**What you will do**
Write out the data below exactly as given, without any of its pictures.

Entries with chart source code:
______________________________

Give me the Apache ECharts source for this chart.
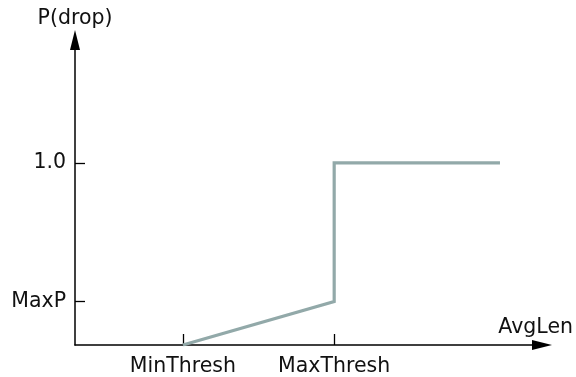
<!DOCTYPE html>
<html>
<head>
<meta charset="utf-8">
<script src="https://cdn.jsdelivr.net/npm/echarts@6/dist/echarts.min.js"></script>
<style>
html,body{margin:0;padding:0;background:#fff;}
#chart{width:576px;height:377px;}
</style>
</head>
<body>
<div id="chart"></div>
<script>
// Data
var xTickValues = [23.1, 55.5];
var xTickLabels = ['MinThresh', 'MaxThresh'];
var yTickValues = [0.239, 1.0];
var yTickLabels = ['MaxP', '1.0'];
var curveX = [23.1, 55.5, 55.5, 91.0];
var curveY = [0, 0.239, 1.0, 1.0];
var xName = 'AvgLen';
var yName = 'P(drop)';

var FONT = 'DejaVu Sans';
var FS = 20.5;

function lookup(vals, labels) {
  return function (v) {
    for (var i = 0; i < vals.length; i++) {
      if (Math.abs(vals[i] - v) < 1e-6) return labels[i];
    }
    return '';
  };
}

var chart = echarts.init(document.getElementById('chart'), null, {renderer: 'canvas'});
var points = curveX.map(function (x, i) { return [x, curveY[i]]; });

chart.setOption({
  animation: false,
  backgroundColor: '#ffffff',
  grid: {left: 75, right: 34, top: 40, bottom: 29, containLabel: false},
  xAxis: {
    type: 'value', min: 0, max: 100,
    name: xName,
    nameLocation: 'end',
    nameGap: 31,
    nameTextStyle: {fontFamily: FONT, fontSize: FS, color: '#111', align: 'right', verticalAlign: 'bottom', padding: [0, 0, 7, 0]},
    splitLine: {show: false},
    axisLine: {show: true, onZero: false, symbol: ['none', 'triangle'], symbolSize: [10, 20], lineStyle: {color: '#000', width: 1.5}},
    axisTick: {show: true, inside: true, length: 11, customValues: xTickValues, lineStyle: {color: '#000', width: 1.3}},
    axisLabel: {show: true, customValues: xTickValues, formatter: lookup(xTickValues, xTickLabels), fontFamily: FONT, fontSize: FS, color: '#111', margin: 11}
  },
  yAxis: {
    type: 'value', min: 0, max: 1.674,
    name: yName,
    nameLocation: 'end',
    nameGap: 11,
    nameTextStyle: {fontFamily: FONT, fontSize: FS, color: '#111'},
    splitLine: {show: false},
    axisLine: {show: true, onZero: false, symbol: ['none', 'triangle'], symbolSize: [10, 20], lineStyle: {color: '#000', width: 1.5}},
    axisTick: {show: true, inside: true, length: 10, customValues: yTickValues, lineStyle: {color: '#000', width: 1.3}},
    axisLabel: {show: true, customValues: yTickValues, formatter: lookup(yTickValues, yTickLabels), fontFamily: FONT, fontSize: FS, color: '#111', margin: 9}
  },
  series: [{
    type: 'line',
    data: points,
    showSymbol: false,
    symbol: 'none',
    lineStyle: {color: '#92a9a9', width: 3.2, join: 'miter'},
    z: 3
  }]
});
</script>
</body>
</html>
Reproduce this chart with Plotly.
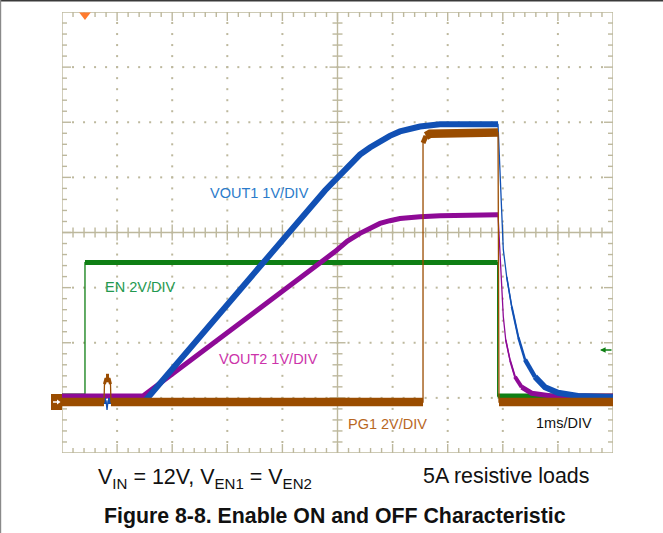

______________________________

**Answer to the exercise**
Give me the Apache ECharts source for this chart.
<!DOCTYPE html>
<html>
<head>
<meta charset="utf-8">
<script src="https://cdn.jsdelivr.net/npm/echarts@6/dist/echarts.min.js"></script>
<style>
html,body{margin:0;padding:0;background:#fff;}
#chart{width:576px;height:377px;}
</style>
</head>
<body>
<div id="chart"></div>
<script>
// Data
var xTickValues = [23.1, 55.5];
var xTickLabels = ['MinThresh', 'MaxThresh'];
var yTickValues = [0.239, 1.0];
var yTickLabels = ['MaxP', '1.0'];
var curveX = [23.1, 55.5, 55.5, 91.0];
var curveY = [0, 0.239, 1.0, 1.0];
var xName = 'AvgLen';
var yName = 'P(drop)';

var FONT = 'DejaVu Sans';
var FS = 20.5;

function lookup(vals, labels) {
  return function (v) {
    for (var i = 0; i < vals.length; i++) {
      if (Math.abs(vals[i] - v) < 1e-6) return labels[i];
    }
    return '';
  };
}

var chart = echarts.init(document.getElementById('chart'), null, {renderer: 'canvas'});
var points = curveX.map(function (x, i) { return [x, curveY[i]]; });

chart.setOption({
  animation: false,
  backgroundColor: '#ffffff',
  grid: {left: 75, right: 34, top: 40, bottom: 29, containLabel: false},
  xAxis: {
    type: 'value', min: 0, max: 100,
    name: xName,
    nameLocation: 'end',
    nameGap: 31,
    nameTextStyle: {fontFamily: FONT, fontSize: FS, color: '#111', align: 'right', verticalAlign: 'bottom', padding: [0, 0, 7, 0]},
    splitLine: {show: false},
    axisLine: {show: true, onZero: false, symbol: ['none', 'triangle'], symbolSize: [10, 20], lineStyle: {color: '#000', width: 1.5}},
    axisTick: {show: true, inside: true, length: 11, customValues: xTickValues, lineStyle: {color: '#000', width: 1.3}},
    axisLabel: {show: true, customValues: xTickValues, formatter: lookup(xTickValues, xTickLabels), fontFamily: FONT, fontSize: FS, color: '#111', margin: 11}
  },
  yAxis: {
    type: 'value', min: 0, max: 1.674,
    name: yName,
    nameLocation: 'end',
    nameGap: 11,
    nameTextStyle: {fontFamily: FONT, fontSize: FS, color: '#111'},
    splitLine: {show: false},
    axisLine: {show: true, onZero: false, symbol: ['none', 'triangle'], symbolSize: [10, 20], lineStyle: {color: '#000', width: 1.5}},
    axisTick: {show: true, inside: true, length: 10, customValues: yTickValues, lineStyle: {color: '#000', width: 1.3}},
    axisLabel: {show: true, customValues: yTickValues, formatter: lookup(yTickValues, yTickLabels), fontFamily: FONT, fontSize: FS, color: '#111', margin: 9}
  },
  series: [{
    type: 'line',
    data: points,
    showSymbol: false,
    symbol: 'none',
    lineStyle: {color: '#92a9a9', width: 3.2, join: 'miter'},
    z: 3
  }]
});
</script>
</body>
</html>
Reproduce this chart with Plotly.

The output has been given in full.